Concernant le contenu, le lecteur a grand plaisir à «picorer» de-ci de-là, au hasard ou en choisissant soigneusement ses entrées préférées, les quatre cent cinquante notices classées par ordre alphabétique qui traitent de multiples domaines, d’une période comprise entre 1579 (Union d’Utrecht) et 1713 (Paix d’Utrecht), dont «les Beaux-Arts, la musique et l’architecture», «le commerce, l’économie, les finances et l’empire colonial», «la culture, la société et la démographie», «l’enseignement, les universités, l’édition et l’historiographie», «l’Histoire (hommes, événements, historiens, mythes)», «les langues et la littérature», «la philosophie et les idées politiques», «la politique (hommes et institutions)», «la religion et la théologie», «les sciences, la médecine et les techniques», «les villes, les provinces, les fleuves et cours d’eau».
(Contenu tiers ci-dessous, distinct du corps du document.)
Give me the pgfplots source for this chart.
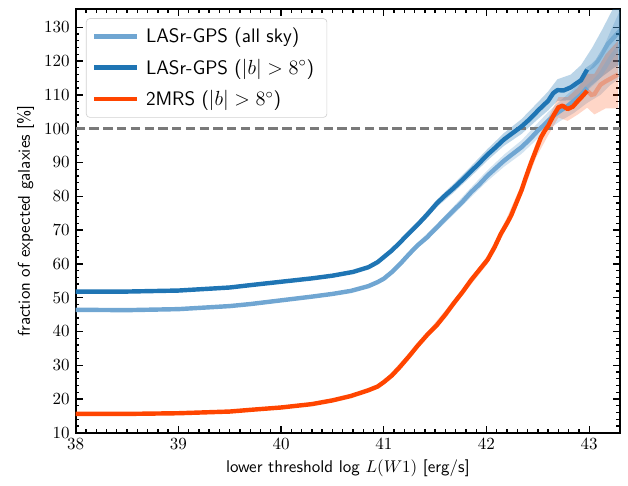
\documentclass[border=0pt]{standalone}
\usepackage{pgfplots}
\pgfplotsset{compat=1.18}
\usepgfplotslibrary{fillbetween}
\definecolor{cLight}{RGB}{112,166,210}
\definecolor{cDark}{RGB}{31,117,180}
\definecolor{cRed}{RGB}{255,69,0}
\begin{document}
\begin{tikzpicture}
\begin{axis}[
  scale only axis,
  width=320.2pt, height=249.1pt,
  xmin=38, xmax=43.3, ymin=10, ymax=135.3,
  xtick={38,39,40,41,42,43},
  ytick={10,20,30,40,50,60,70,80,90,100,110,120,130},
  minor x tick num=9, minor y tick num=4,
  tick align=inside, tick pos=both,
  major tick length=4.2pt, minor tick length=2.2pt,
  every tick/.style={black, line width=0.8pt},
  axis line style={line width=1.1pt},
  xlabel={\sffamily lower threshold log $L(W1)$ [erg/s]},
  ylabel={\sffamily fraction of expected galaxies [\%]},
  xlabel style={yshift=1pt},
  ylabel style={yshift=-1pt},
  legend cell align=left,
  legend style={at={(0.019,0.979)}, anchor=north west, rounded corners=2pt,
    draw=gray!35, fill=white, fill opacity=0.85, text opacity=1,
    font=\sffamily\fontsize{11.5}{13.5}\selectfont, row sep=4pt, inner sep=3.5pt,
    nodes={inner xsep=4pt}},
  legend image code/.code={\draw[#1, line width=2.6pt, opacity=1] (0pt,0pt) -- (25pt,0pt);},
]
% dashed reference line
\addplot[forget plot, gray!95!black, line width=1.6pt, dash pattern=on 5.5pt off 2.6pt] coordinates {(38,100) (43.3,100)};

% bands: light
\addplot[name path=lu, draw=none, forget plot] coordinates {
(41.0,56.0) (41.16,60.6) (41.33,66.3) (41.52,71.9) (41.68,77.0) (41.85,82.6) (42.01,87.7) (42.17,92.3) (42.34,96.5) (42.5,101.7) (42.6,104.9) (42.72,108.3) (42.85,111.8) (42.98,116.6) (43.11,122) (43.21,129) (43.3,135)};
\addplot[name path=ll, draw=none, forget plot] coordinates {
(41.0,55.2) (41.16,59.4) (41.33,64.7) (41.52,69.9) (41.68,74.6) (41.85,79.8) (42.01,84.5) (42.17,88.7) (42.34,92.5) (42.5,97.1) (42.6,99.7) (42.72,102.3) (42.85,104.6) (42.98,107.6) (43.11,110) (43.21,113) (43.3,115)};
\addplot[forget plot, fill=cLight, fill opacity=0.3, draw=none] fill between[of=lu and ll];

% bands: dark
\addplot[name path=du, draw=none, forget plot] coordinates {
(41.0,62.5) (41.16,67.1) (41.33,72.5) (41.52,79.1) (41.68,83.7) (41.85,88.9) (42.01,94.0) (42.17,98.7) (42.34,102.8) (42.5,107.8) (42.6,111.0) (42.69,114.6) (42.82,116.0) (42.92,118.8) (43.03,124.0) (43.13,129.5) (43.24,136) (43.3,139)};
\addplot[name path=dl, draw=none, forget plot] coordinates {
(41.0,61.5) (41.16,65.7) (41.33,70.7) (41.52,76.9) (41.68,81.1) (41.85,85.9) (42.01,90.6) (42.17,94.9) (42.34,98.4) (42.5,102.8) (42.6,105.4) (42.69,108.2) (42.82,108.4) (42.92,109.8) (43.03,113.0) (43.13,115.5) (43.24,118) (43.3,119)};
\addplot[forget plot, fill=cDark, fill opacity=0.3, draw=none] fill between[of=du and dl];

% bands: red
\addplot[name path=ru, draw=none, forget plot] coordinates {
(41.0,25.4) (41.33,36.4) (41.68,49.2) (42.01,62.4) (42.2,73.8) (42.34,83.5) (42.48,95.7) (42.6,103.2) (42.7,109.3) (42.79,109.3) (42.89,112.2) (42.98,116.2) (43.05,116.2) (43.16,122) (43.28,126)};
\addplot[name path=rl, draw=none, forget plot] coordinates {
(41.0,24.6) (41.33,35.2) (41.68,47.4) (42.01,60.0) (42.2,70.8) (42.34,79.9) (42.48,91.3) (42.6,98.0) (42.7,103.3) (42.79,102.3) (42.89,104.2) (42.98,106.2) (43.05,104.2) (43.16,106) (43.28,106)};
\addplot[forget plot, fill=cRed, fill opacity=0.22, draw=none] fill between[of=ru and rl];

% faded tails (x > 43)
\addplot[forget plot, cLight, line width=2.6pt, opacity=0.3] coordinates {
(42.98,112.1) (43.05,114.0) (43.11,116.0) (43.16,118.5) (43.21,121.0) (43.26,123) (43.3,125)};
\addplot[forget plot, cDark, line width=2.6pt, opacity=0.3] coordinates {
(42.98,117.5) (43.03,118.5) (43.08,120.0) (43.13,122.5) (43.18,125.0) (43.24,127) (43.3,129)};
\addplot[forget plot, cRed, line width=2.6pt, opacity=0.3] coordinates {
(42.98,111.2) (43.02,110.0) (43.05,110.2) (43.11,113.0) (43.16,114) (43.22,115) (43.28,116)};

% main lines
\addplot[cLight, line width=2.6pt, line join=round] coordinates {
(38.0,46.4) (38.5,46.3) (39.0,46.6) (39.5,47.5) (39.7,48.1) (40.0,49.2) (40.3,50.3) (40.5,51.1) (40.68,52.0) (40.85,53.4) (40.94,54.6) (41.0,55.6) (41.08,57.6) (41.16,60.0) (41.25,63.0) (41.33,65.5) (41.42,67.8) (41.52,70.9) (41.6,73.4) (41.68,75.8) (41.77,78.5) (41.85,81.2) (41.93,83.5) (42.01,86.1) (42.09,88.3) (42.17,90.5) (42.25,92.4) (42.34,94.5) (42.42,96.8) (42.5,99.4) (42.55,100.8) (42.6,102.3) (42.66,104.0) (42.72,105.3) (42.78,106.5) (42.85,108.2) (42.92,110.0) (42.98,112.1)};
\addlegendentry{LASr-GPS (all sky)}
\addplot[cDark, line width=2.6pt, line join=round] coordinates {
(38.0,51.8) (38.5,51.8) (39.0,52.1) (39.5,53.0) (39.7,53.7) (40.0,54.7) (40.3,55.7) (40.5,56.5) (40.7,57.6) (40.85,59.0) (40.94,60.5) (41.0,62.0) (41.08,64.0) (41.16,66.4) (41.25,69.2) (41.33,71.6) (41.42,74.5) (41.52,78.0) (41.6,80.3) (41.68,82.4) (41.77,85.0) (41.85,87.4) (41.93,89.8) (42.01,92.3) (42.09,94.5) (42.17,96.8) (42.25,98.6) (42.34,100.6) (42.42,102.8) (42.5,105.3) (42.55,106.8) (42.6,108.2) (42.65,110.5) (42.69,111.4) (42.75,111.3) (42.82,112.2) (42.88,113.5) (42.92,114.3) (42.98,117.5)};
\addlegendentry{LASr-GPS ($|b|>8^{\circ}$)}
\addplot[cRed, line width=2.6pt, line join=round] coordinates {
(38.0,15.6) (38.5,15.6) (39.0,15.8) (39.5,16.3) (39.7,16.8) (40.0,17.5) (40.3,18.5) (40.5,19.6) (40.68,20.9) (40.85,22.6) (40.94,23.7) (41.0,25.0) (41.08,27.0) (41.16,29.6) (41.25,32.8) (41.33,35.8) (41.42,38.9) (41.52,42.0) (41.6,45.0) (41.68,48.3) (41.77,51.8) (41.85,55.2) (41.93,58.2) (42.01,61.2) (42.08,65.0) (42.14,68.9) (42.2,72.0) (42.24,74.3) (42.29,78.0) (42.34,81.7) (42.38,85.3) (42.43,89.6) (42.48,93.5) (42.53,97.4) (42.57,99.5) (42.6,100.8) (42.63,102.6) (42.66,104.3) (42.7,106.3) (42.74,106.8) (42.79,105.8) (42.84,106.5) (42.89,108.2) (42.94,109.8) (42.98,111.2)};
\addlegendentry{2MRS ($|b|>8^{\circ}$)}
\end{axis}
\pgfresetboundingbox
\path ([xshift=-44.5pt,yshift=-30.8pt]current axis.south west) rectangle ([xshift=4.7pt,yshift=5.5pt]current axis.north east);
\end{tikzpicture}
\end{document}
L’ensemble est naturellement excellement documenté et chaque notice est pourvue d’une bibliographie complémentaire afin de donner la possibilité à chacun d’aller plus loin dans ses recherches. Le charme du dictionnaire réside dans le fait que les auteurs traitent aussi bien de sujets en apparence plus légers – mais éminemment complexes – tels que les loisirs, les jeux d’intérieur, le patinage ou la vie dans les tavernes que de matières intellectuelles et philosophiques ardues et plus difficilement pénétrables. Ce livre devient vite un fidèle compagnon que l’on consulte impatiemment au quotidien aussi bien lors de travaux de recherche que le soir emmitouflé dans ses couvertures. Cet ouvrage de référence, qui passionnera aussi bien les spécialistes que les amateurs, se doit ainsi de faire impérativement partie de la bibliothèque de toute personne s’intéressant au siècle d’or. L’auteur de ces quelques lignes doit bien avouer ne pas encore avoir lu l’ensemble des notices, tant elles sont nombreuses et denses, mais il en continue la lecture de ce pas sans attendre.